Ultrasound-guided percutaneous delivery of adenoviral vectors encoding the beta-galactosidase and human factor IX genes to early gestation fetal sheep in utero.

In utero gene therapy may provide treatment of genetic diseases before significant organ damage, allow permanent genetic correction by reaching stem cell populations, and provide immune tolerance against the therapeutic transgenes and vectors. We have used percutaneous ultrasound-guided injection as a minimally invasive fetal procedure.
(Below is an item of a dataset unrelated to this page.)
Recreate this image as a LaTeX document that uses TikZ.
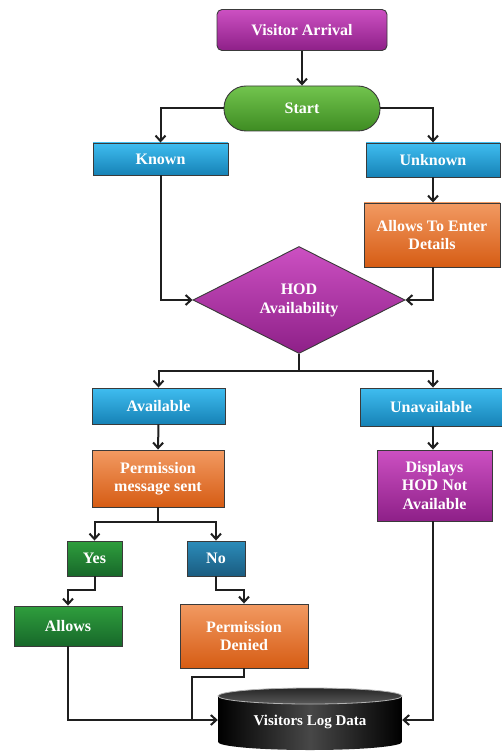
\documentclass[tikz,border=0pt]{standalone}
\usepackage{fontspec}
\setmainfont{Liberation Serif}
\usetikzlibrary{shapes.geometric,arrows.meta}
\definecolor{pTop}{HTML}{CC50C2}\definecolor{pBot}{HTML}{8E2088}
\definecolor{gTop}{HTML}{72C44E}\definecolor{gBot}{HTML}{3E8C22}
\definecolor{bTop}{HTML}{3FBDF0}\definecolor{bBot}{HTML}{1682B6}
\definecolor{oTop}{HTML}{F29A62}\definecolor{oBot}{HTML}{D65C14}
\definecolor{dgTop}{HTML}{2F9E3D}\definecolor{dgBot}{HTML}{17682A}
\definecolor{dbTop}{HTML}{2C8CBA}\definecolor{dbBot}{HTML}{1A5C80}
\definecolor{edge}{HTML}{3A3A3A}
\tikzset{
  box/.style={draw=edge, line width=0.9pt, text=white, align=center, inner sep=0pt,
    font=\fontsize{16}{18.5}\selectfont\bfseries},
  purplebox/.style={box, top color=pTop, bottom color=pBot},
  greenbox/.style={box, top color=gTop, bottom color=gBot},
  bluebox/.style={box, top color=bTop, bottom color=bBot},
  orangebox/.style={box, top color=oTop, bottom color=oBot},
  dgreenbox/.style={box, top color=dgTop, bottom color=dgBot},
  dbluebox/.style={box, top color=dbTop, bottom color=dbBot},
  link/.style={draw=black!88, line width=2pt},
  arr/.style={link, -{Straight Barb[length=5.5pt,width=10pt,line width=2pt]}},
}
\begin{document}
\begin{tikzpicture}[x=1pt,y=-1pt]
\useasboundingbox (0,0) rectangle (501,751);
% nodes
\node[purplebox, rounded corners=5pt, minimum width=170, minimum height=41] (va) at (302,30) {Visitor Arrival};
\node[greenbox, rounded corners=22pt, minimum width=156, minimum height=45] (start) at (302,108.5) {Start};
\node[bluebox, minimum width=135, minimum height=32] (known) at (160.5,159) {Known};
\node[bluebox, minimum width=134, minimum height=34] (unknown) at (433,160) {Unknown};
\node[orangebox, minimum width=136, minimum height=64] (enter) at (432,235) {Allows To Enter\\Details};
\node[diamond, draw=edge, line width=0.9pt, top color=pTop, bottom color=pBot, minimum width=212, minimum height=107, inner sep=0pt] (hod) at (299,300) {};
\node[text=white, align=center, font=\fontsize{16}{19}\selectfont\bfseries] (hodtext) at (299,300) {HOD\\Availability};
\node[bluebox, minimum width=133, minimum height=36] (avail) at (158.5,406) {Available};
\node[bluebox, minimum width=142, minimum height=38] (unavail) at (431,407) {Unavailable};
\node[orangebox, minimum width=132, minimum height=57] (pms) at (158,478.5) {Permission\\message sent};
\node[purplebox, minimum width=115, minimum height=71] (disp) at (434.5,485.5) {Displays\\HOD Not\\Available};
\node[dgreenbox, minimum width=55, minimum height=35] (yes) at (94.5,558.5) {Yes};
\node[dbluebox, minimum width=58, minimum height=35] (no) at (216,558.5) {No};
\node[dgreenbox, minimum width=108, minimum height=40] (allows) at (68,626) {Allows};
\node[orangebox, minimum width=128, minimum height=64] (denied) at (244,636) {Permission\\Denied};
% database cylinder
\shade[left color=black, right color=black, middle color=black!72]
  (218,696) -- (218,742) arc[start angle=180, end angle=0, x radius=92, y radius=8]
  -- (402,696) -- cycle;
\shade[top color=black!85, bottom color=black!65, draw=black!30, line width=0.8pt]
  (310,696) ellipse[x radius=92, y radius=8];
\node[minimum width=184, minimum height=40, inner sep=0pt, text=white,
  font=\fontsize{15}{18}\selectfont\bfseries] (db) at (310,722) {Visitors Log Data};
% connectors
\coordinate (j1) at (299,371);
\coordinate (j2) at (158,522);
\coordinate (m) at (192,720);
\draw[arr] (va) -- (start);
\draw[arr] (start.west) -| (known.north);
\draw[arr] (start.east) -| (unknown.north);
\draw[arr] (unknown.south) -- (unknown.south |- enter.north);
\draw[arr] (known.south) |- (hod.west);
\draw[arr] (unknown.south |- enter.south) |- (hod.east);
\draw[link] (hod.south) -- (j1);
\draw[arr] (j1) -| (avail.north);
\draw[arr] (j1) -| (unknown.south |- unavail.north);
\draw[arr] (avail.south) -- (pms.north);
\draw[arr] (unknown.south |- unavail.south) -- (unknown.south |- disp.north);
\draw[link] (pms.south) -- (j2);
\draw[arr] (j2) -| (yes.north);
\draw[arr] (j2) -| (no.north);
\draw[arr] (yes.south) -- ++(0,14) -| (allows.north);
\draw[arr] (no.south) -- ++(0,14) -| (denied.north);
\draw[arr] (allows.south) |- (db.west |- m);
\draw[link] (denied.south) -- ++(0,9) -| (m);
\draw[arr] (unknown.south |- disp.south) |- (db.east |- m);
\end{tikzpicture}
\end{document}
First-generation adenoviruses encoding the nuclear localizing beta-galactosidase reporter gene or the human factor IX (hFIX) gene, or colloidal carbon were delivered via the umbilical vein (UV, n = 4), heart (intracardiac [IC], n = 2), liver parenchyma (intrahepatic [HE], n = 11), peritoneal cavity (intraperitoneal [IP], n = 14), skeletal musculature ([intramuscular [IM], n = 11), or the amniotic cavity (intraamniotic [IA], n = 14) to early-gestation fetal sheep (0.3 gestation = day 33-61). Postmortem analysis was performed at 2, 9, or 28 days after injection. Although fetal survival was between 77% and 91% for IP, HE, IA, and IM routes, no fetuses survived UV or IC procedures. The hFIX levels reaching 1900 and 401 ng/ml (IP), 30 ng/ml (HE), 66.5 and 39 ng/ml (IA), and 83 and 65.5 ng/ml (IM), respectively, were determined 2 days after injection and decreased at birth to 16.5 ng/ml (IP), 7 ng/ml (HE), 4.5 ng/ml (IA), and 4 and 0 ng/ml (IM). Polymerase chain reaction (PCR) and immunohistochemistry showed broadest hFIX transgene spread and highest localised beta-galactosidase expression, respectively, after IP administration. Antibodies were observed against vector but not against hFIX.